Tout à coup Raskolnikoff crut s’apercevoir qu’il détestait Sonia. Surpris, effrayé même d’une découverte si étrange, il releva soudain la tête et considéra attentivement la jeune fille. La haine disparut aussitôt de son cœur. Ce n’était pas cela. Il s’était trompé sur la nature du sentiment qu’il éprouvait[1].

De cette mésinterprétation du sentiment par l’individu qui l’éprouve, nous trouverions quelques exemples également dans Marivaux ou dans Racine.

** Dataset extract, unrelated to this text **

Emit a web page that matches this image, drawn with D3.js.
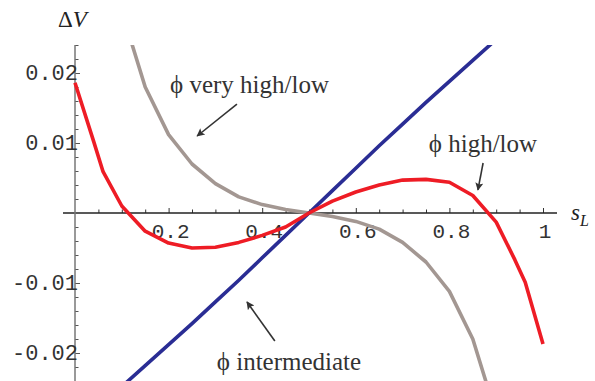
<!DOCTYPE html>
<html>
<head>
<meta charset="utf-8">
<script src="https://cdnjs.cloudflare.com/ajax/libs/d3/7.8.5/d3.min.js"></script>
<style>
  body { margin: 0; background: #fff; }
</style>
</head>
<body>
<script>
// values
var sBlue  = [0.10, 0.15, 0.20, 0.25, 0.30, 0.35, 0.40, 0.45, 0.50, 0.55, 0.60, 0.65, 0.70, 0.75, 0.80, 0.85, 0.90];
var vBlue  = [-0.0248, -0.0218, -0.0188, -0.0158, -0.0127, -0.0096, -0.0064, -0.0032, 0,
              0.0032, 0.0064, 0.0096, 0.0127, 0.0158, 0.0188, 0.0218, 0.0248];

var sRed   = [0, 0.04, 0.06, 0.10, 0.15, 0.20, 0.25, 0.30, 0.35, 0.40, 0.45, 0.50,
              0.55, 0.60, 0.65, 0.70, 0.75, 0.80, 0.85, 0.90, 0.94, 0.962, 1.0];
var vRed   = [0.0186, 0.0102, 0.0059, 0.0010, -0.0026, -0.0043, -0.0050, -0.0049, -0.0042, -0.0032, -0.0020, 0,
              0.0017, 0.0030, 0.0040, 0.0047, 0.0048, 0.0044, 0.0025, -0.0013, -0.0067, -0.0099, -0.0187];

var sGrey  = [0.12, 0.15, 0.20, 0.25, 0.30, 0.35, 0.40, 0.45, 0.50, 0.55, 0.60, 0.65, 0.70, 0.75, 0.80, 0.85, 0.88];
var vGrey  = [0.0245, 0.0180, 0.0112, 0.0070, 0.0042, 0.0023, 0.0012, 0.0005, 0,
              -0.0005, -0.0012, -0.0023, -0.0042, -0.0070, -0.0112, -0.0180, -0.0245];

var xTicks = [0.2, 0.4, 0.6, 0.8, 1];
var xTickLabels = ["0.2", "0.4", "0.6", "0.8", "1"];
var yTicks = [0.02, 0.01, -0.01, -0.02];
var yTickLabels = ["0.02", "0.01", "-0.01", "-0.02"];

var W = 595, H = 381;
var x = d3.scaleLinear().domain([0, 1]).range([75, 543]);
var y = d3.scaleLinear().domain([-0.024, 0.024]).range([381, 45]);

var svg = d3.select("body").append("svg")
  .attr("width", W).attr("height", H);

svg.append("defs").append("clipPath").attr("id", "plot")
  .append("rect").attr("x", 0).attr("y", 45).attr("width", W).attr("height", 336);

svg.select("defs").append("marker")
  .attr("id", "head").attr("viewBox", "0 0 10 10")
  .attr("refX", 9).attr("refY", 5)
  .attr("markerWidth", 12).attr("markerHeight", 8)
  .attr("markerUnits", "userSpaceOnUse")
  .attr("orient", "auto")
  .append("path").attr("d", "M0,0 L10,5 L0,10 L2,5 Z").attr("fill", "#333");

// x axis
var xAxis = d3.axisBottom(x)
  .tickValues(d3.range(1, 21).map(function(i) { return i * 0.05; }))
  .tickSizeInner(0).tickSizeOuter(0).tickFormat("");
var gx = svg.append("g").attr("transform", "translate(0," + y(0) + ")").call(xAxis);
gx.select(".domain").remove();
gx.append("line").attr("x1", 63).attr("x2", 557).attr("stroke", "#222").attr("stroke-width", 1.3);
gx.selectAll(".tick line")
  .attr("y2", function(d) { return Math.abs(d * 5 - Math.round(d * 5)) < 1e-6 ? -5 : -3.5; })
  .attr("stroke", "#333");

svg.selectAll(".xlab").data(xTicks).enter().append("text")
  .attr("class", "xlab")
  .attr("x", function(d) { return x(d) + 2; })
  .attr("y", 238)
  .attr("text-anchor", "middle")
  .attr("font-family", "Liberation Mono, monospace")
  .attr("font-size", 21)
  .attr("fill", "#333")
  .text(function(d, i) { return xTickLabels[i]; });

// y axis
var yMinor = d3.range(-12, 13).map(function(i) { return i * 0.002; }).filter(function(d) { return Math.abs(d) > 1e-9; });
var yAxis = d3.axisRight(y).tickValues(yMinor).tickSizeInner(0).tickSizeOuter(0).tickFormat("");
var gy = svg.append("g").attr("transform", "translate(" + x(0) + ",0)").call(yAxis);
gy.select(".domain").remove();
gy.append("line").attr("y1", 45).attr("y2", 381).attr("stroke", "#777").attr("stroke-width", 1.5);
gy.selectAll(".tick line")
  .attr("x2", function(d) { return Math.abs(d * 100 - Math.round(d * 100)) < 1e-6 ? 5 : 3.5; })
  .attr("stroke", "#555");

svg.selectAll(".ylab").data(yTicks).enter().append("text")
  .attr("class", "ylab")
  .attr("x", 78)
  .attr("y", function(d) { return y(d) + 7; })
  .attr("text-anchor", "end")
  .attr("font-family", "Liberation Mono, monospace")
  .attr("font-size", 22)
  .attr("fill", "#333")
  .text(function(d, i) { return yTickLabels[i]; });

// axis titles
var dv = svg.append("text").attr("x", 58).attr("y", 27)
  .attr("font-family", "Liberation Serif, serif").attr("font-size", 23).attr("fill", "#222");
dv.append("tspan").text("Δ");
dv.append("tspan").attr("font-style", "italic").text("V");

var sl = svg.append("text").attr("x", 571).attr("y", 220)
  .attr("font-family", "Liberation Serif, serif").attr("font-size", 23).attr("fill", "#222")
  .attr("font-style", "italic");
sl.append("tspan").text("s");
sl.append("tspan").attr("font-size", 16).attr("dy", 6).text("L");

// curves
var line = d3.line()
  .x(function(d) { return x(d[0]); })
  .y(function(d) { return y(d[1]); });

var curves = [
  { s: sGrey, v: vGrey, color: "#a39792" },
  { s: sBlue, v: vBlue, color: "#2a2d94" },
  { s: sRed,  v: vRed,  color: "#ee1c25" }
];

svg.append("g").attr("clip-path", "url(#plot)")
  .selectAll("path").data(curves).enter().append("path")
  .attr("d", function(c) { return line(d3.zip(c.s, c.v)); })
  .attr("fill", "none")
  .attr("stroke", function(c) { return c.color; })
  .attr("stroke-width", 3.6)
  .attr("stroke-linejoin", "round");

// annotations (data coordinates)
var notes = [
  { text: "ϕ very high/low", s: 0.203, v: 0.01714, a: [0.346, 0.01557, 0.261, 0.0110] },
  { text: "ϕ high/low",      s: 0.756, v: 0.00871, a: [0.872, 0.00714, 0.861, 0.00329] },
  { text: "ϕ intermediate",  s: 0.303, v: -0.02243, a: [0.427, -0.01829, 0.3675, -0.01271] }
];

svg.selectAll(".note").data(notes).enter().append("text")
  .attr("class", "note")
  .attr("x", function(d) { return x(d.s); })
  .attr("y", function(d) { return y(d.v); })
  .attr("font-family", "Liberation Serif, serif")
  .attr("font-size", 25)
  .attr("fill", "#333")
  .text(function(d) { return d.text; });

svg.selectAll(".arrow").data(notes).enter().append("line")
  .attr("class", "arrow")
  .attr("x1", function(d) { return x(d.a[0]); })
  .attr("y1", function(d) { return y(d.a[1]); })
  .attr("x2", function(d) { return x(d.a[2]); })
  .attr("y2", function(d) { return y(d.a[3]); })
  .attr("stroke", "#333")
  .attr("stroke-width", 1.6)
  .attr("marker-end", "url(#head)");
</script>
</body>
</html>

Parfois, l’un de ces sentiments s’épuise par son exagération même ; il semble que l’expression de ce sentiment en décontenance celui qui l’exprime. Il n’y a pas encore là dualité de sentiments ; mais voici qui est plus particulier. Écoutons Versiloff, le père de l’Adolescent :

Si encore j’étais une nullité et si je souffrais de cela… Mais non ; je sais que je suis infiniment fort. Et en quoi réside ma force ? demanderas-tu, — précisément en une extraordinaire adaptation à tous et à tout, faculté que les Russes intelligents de ma génération possèdent à un haut degré. Rien ne me supprime ; rien ne me diminue ; rien ne m’étonne. J’ai la vitalité opiniâtre du chien de garde ; j’abrite en moi, avec une parfaite aisance, en même temps deux sentiments contraires, et cela sans le chercher, naturellement[2].

  1. Crime et châtiment, II, p. 152.
  2. L’Adolescent, p. 232. (Mais la citation que voici, je la fais d’après la traduction allemande, plus complète. (V. également Appendice § I.)